┌──

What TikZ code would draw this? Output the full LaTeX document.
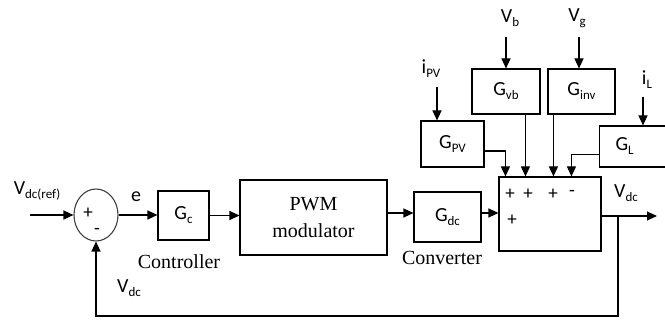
\documentclass[tikz,border=0pt]{standalone}
\usepackage{fontspec}
\setmainfont{Liberation Serif}
\newfontfamily\labfont{Carlito}
\usetikzlibrary{arrows.meta,shapes.geometric}
\newcommand\sbs[1]{\raisebox{-4pt}{\fontsize{13}{13}\selectfont #1}}
\begin{document}
\begin{tikzpicture}[x=1pt,y=-1pt, line width=1.1pt,
  arr/.style={-{Triangle[length=10pt,width=9pt]}},
  blk/.style={draw, inner sep=0pt, font=\labfont\fontsize{20}{24}\selectfont},
  lab/.style={inner sep=0pt, font=\labfont\fontsize{20}{24}\selectfont},
  ser/.style={inner sep=0pt, align=center, font=\fontsize{20}{27}\selectfont},
  sgn/.style={inner sep=0pt, font=\labfont\fontsize{19}{22}\selectfont}]
\clip (0,0) rectangle (665,320);
% summing junction
\node[draw=black!75, shape=ellipse, minimum width=44pt, minimum height=52pt, inner sep=0pt] (sum) at (96,215) {};
\node[sgn] (splus) at (88,213) {+};
\node[sgn] (sminus) at (97,231) {-};
% blocks
\node[blk, minimum width=51pt, minimum height=49pt] (gc) at (183.5,215.5) {G\sbs{c}};
\node[ser, draw, minimum width=147pt, minimum height=75pt, inner sep=0pt] (pwm) at (313.5,217.5) {PWM\\modulator};
\node[blk, minimum width=67pt, minimum height=50pt] (gdc) at (447.5,217) {G\sbs{dc}};
\node[draw, minimum width=102pt, minimum height=74pt, inner sep=0pt] (sb) at (550,214) {};
\node[blk, minimum width=63pt, minimum height=46pt] (gpv) at (452.5,144) {G\sbs{PV}};
\node[blk, minimum width=68pt, minimum height=45pt] (gvb) at (506,91.5) {G\sbs{vb}};
\node[blk, minimum width=67pt, minimum height=45pt] (ginv) at (581.5,91.5) {G\sbs{inv}};
\node[blk, anchor=west, minimum height=41pt, inner xsep=16pt, text width=50pt, align=left] (gl) at (599,146.5) {G\sbs{L}};
% signs in the summing box
\node[sgn] (p1) at (510,194) {+};
\node[sgn] (p2) at (528,194) {+};
\node[sgn] (p3) at (553,194) {+};
\node[sgn] (m4) at (572,193) {-};
\node[sgn] (p5) at (512,220) {+};
% labels
\node[lab] (lref) at (37,191) {V\sbs{dc(ref)}};
\node[lab] (le) at (136,197) {e};
\node[ser] (lctrl) at (179,262) {Controller};
\node[ser] (lconv) at (442,258) {Converter};
\node[lab] (lvdc1) at (626,193) {V\sbs{dc}};
\node[lab] (lvdc2) at (129,288) {V\sbs{dc}};
\node[lab] (lipv) at (431,69) {i\sbs{PV}};
\node[lab] (lvb) at (510,18) {V\sbs{b}};
\node[lab] (lvg) at (577,18) {V\sbs{g}};
\node[lab] (lil) at (647,80) {i\sbs{L}};
% coordinates
\coordinate (vin) at (30,215);
\coordinate (ipvs) at (437,87);
\coordinate (vbs) at (506,37);
\coordinate (vgs) at (579,37);
\coordinate (ils) at (643,97);
\coordinate (in1) at ([xshift=7pt]sb.north west);
\coordinate (in2) at ([xshift=27pt]sb.north west);
\coordinate (in3) at ([xshift=55pt]sb.north west);
\coordinate (in4) at ([xshift=73pt]sb.north west);
\coordinate (outp) at (657,216);
\coordinate (br) at (618,216);
\coordinate (fb) at (618,316);
% connectors
\draw[arr] (vin) -- (sum.west);
\draw[arr] (sum.east) -- (sum.east -| gc.west);
\draw[arr] (gc.east) -- (gc.east -| pwm.west);
\draw[arr] ([yshift=4pt]gdc.west -| pwm.east) -- ([yshift=4pt]gdc.west);
\draw[arr] ([yshift=4pt]gdc.east) -- ([yshift=4pt]gdc.east -| sb.west);
\draw[arr] (sb.east |- outp) -- (outp);
\draw[arr] (br) -- (fb) -| (sum.south);
\draw[arr] (ipvs) -- (ipvs |- gpv.north);
\draw[arr] (vbs) -- (gvb.north);
\draw[arr] (vgs) -- (vgs |- ginv.north);
\draw[arr] (ils) -- (ils |- gl.north);
\draw[arr] ([yshift=-7pt]gpv.east) -| (in1);
\draw[arr] (in2 |- gvb.south) -- (in2);
\draw[arr] (in3 |- ginv.south) -- (in3);
\draw[arr] ([yshift=-8pt]gl.west) -| (in4);
\end{tikzpicture}
\end{document}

└──

=== Requirement ===
Write out the listing word for word, omitting the pictures it holds.

=== Final answer ===
What TikZ code would draw this? Output the full LaTeX document.
\documentclass[tikz,border=0pt]{standalone}
\usepackage{fontspec}
\setmainfont{Liberation Serif}
\newfontfamily\labfont{Carlito}
\usetikzlibrary{arrows.meta,shapes.geometric}
\newcommand\sbs[1]{\raisebox{-4pt}{\fontsize{13}{13}\selectfont #1}}
\begin{document}
\begin{tikzpicture}[x=1pt,y=-1pt, line width=1.1pt,
  arr/.style={-{Triangle[length=10pt,width=9pt]}},
  blk/.style={draw, inner sep=0pt, font=\labfont\fontsize{20}{24}\selectfont},
  lab/.style={inner sep=0pt, font=\labfont\fontsize{20}{24}\selectfont},
  ser/.style={inner sep=0pt, align=center, font=\fontsize{20}{27}\selectfont},
  sgn/.style={inner sep=0pt, font=\labfont\fontsize{19}{22}\selectfont}]
\clip (0,0) rectangle (665,320);
% summing junction
\node[draw=black!75, shape=ellipse, minimum width=44pt, minimum height=52pt, inner sep=0pt] (sum) at (96,215) {};
\node[sgn] (splus) at (88,213) {+};
\node[sgn] (sminus) at (97,231) {-};
% blocks
\node[blk, minimum width=51pt, minimum height=49pt] (gc) at (183.5,215.5) {G\sbs{c}};
\node[ser, draw, minimum width=147pt, minimum height=75pt, inner sep=0pt] (pwm) at (313.5,217.5) {PWM\\modulator};
\node[blk, minimum width=67pt, minimum height=50pt] (gdc) at (447.5,217) {G\sbs{dc}};
\node[draw, minimum width=102pt, minimum height=74pt, inner sep=0pt] (sb) at (550,214) {};
\node[blk, minimum width=63pt, minimum height=46pt] (gpv) at (452.5,144) {G\sbs{PV}};
\node[blk, minimum width=68pt, minimum height=45pt] (gvb) at (506,91.5) {G\sbs{vb}};
\node[blk, minimum width=67pt, minimum height=45pt] (ginv) at (581.5,91.5) {G\sbs{inv}};
\node[blk, anchor=west, minimum height=41pt, inner xsep=16pt, text width=50pt, align=left] (gl) at (599,146.5) {G\sbs{L}};
% signs in the summing box
\node[sgn] (p1) at (510,194) {+};
\node[sgn] (p2) at (528,194) {+};
\node[sgn] (p3) at (553,194) {+};
\node[sgn] (m4) at (572,193) {-};
\node[sgn] (p5) at (512,220) {+};
% labels
\node[lab] (lref) at (37,191) {V\sbs{dc(ref)}};
\node[lab] (le) at (136,197) {e};
\node[ser] (lctrl) at (179,262) {Controller};
\node[ser] (lconv) at (442,258) {Converter};
\node[lab] (lvdc1) at (626,193) {V\sbs{dc}};
\node[lab] (lvdc2) at (129,288) {V\sbs{dc}};
\node[lab] (lipv) at (431,69) {i\sbs{PV}};
\node[lab] (lvb) at (510,18) {V\sbs{b}};
\node[lab] (lvg) at (577,18) {V\sbs{g}};
\node[lab] (lil) at (647,80) {i\sbs{L}};
% coordinates
\coordinate (vin) at (30,215);
\coordinate (ipvs) at (437,87);
\coordinate (vbs) at (506,37);
\coordinate (vgs) at (579,37);
\coordinate (ils) at (643,97);
\coordinate (in1) at ([xshift=7pt]sb.north west);
\coordinate (in2) at ([xshift=27pt]sb.north west);
\coordinate (in3) at ([xshift=55pt]sb.north west);
\coordinate (in4) at ([xshift=73pt]sb.north west);
\coordinate (outp) at (657,216);
\coordinate (br) at (618,216);
\coordinate (fb) at (618,316);
% connectors
\draw[arr] (vin) -- (sum.west);
\draw[arr] (sum.east) -- (sum.east -| gc.west);
\draw[arr] (gc.east) -- (gc.east -| pwm.west);
\draw[arr] ([yshift=4pt]gdc.west -| pwm.east) -- ([yshift=4pt]gdc.west);
\draw[arr] ([yshift=4pt]gdc.east) -- ([yshift=4pt]gdc.east -| sb.west);
\draw[arr] (sb.east |- outp) -- (outp);
\draw[arr] (br) -- (fb) -| (sum.south);
\draw[arr] (ipvs) -- (ipvs |- gpv.north);
\draw[arr] (vbs) -- (gvb.north);
\draw[arr] (vgs) -- (vgs |- ginv.north);
\draw[arr] (ils) -- (ils |- gl.north);
\draw[arr] ([yshift=-7pt]gpv.east) -| (in1);
\draw[arr] (in2 |- gvb.south) -- (in2);
\draw[arr] (in3 |- ginv.south) -- (in3);
\draw[arr] ([yshift=-8pt]gl.west) -| (in4);
\end{tikzpicture}
\end{document}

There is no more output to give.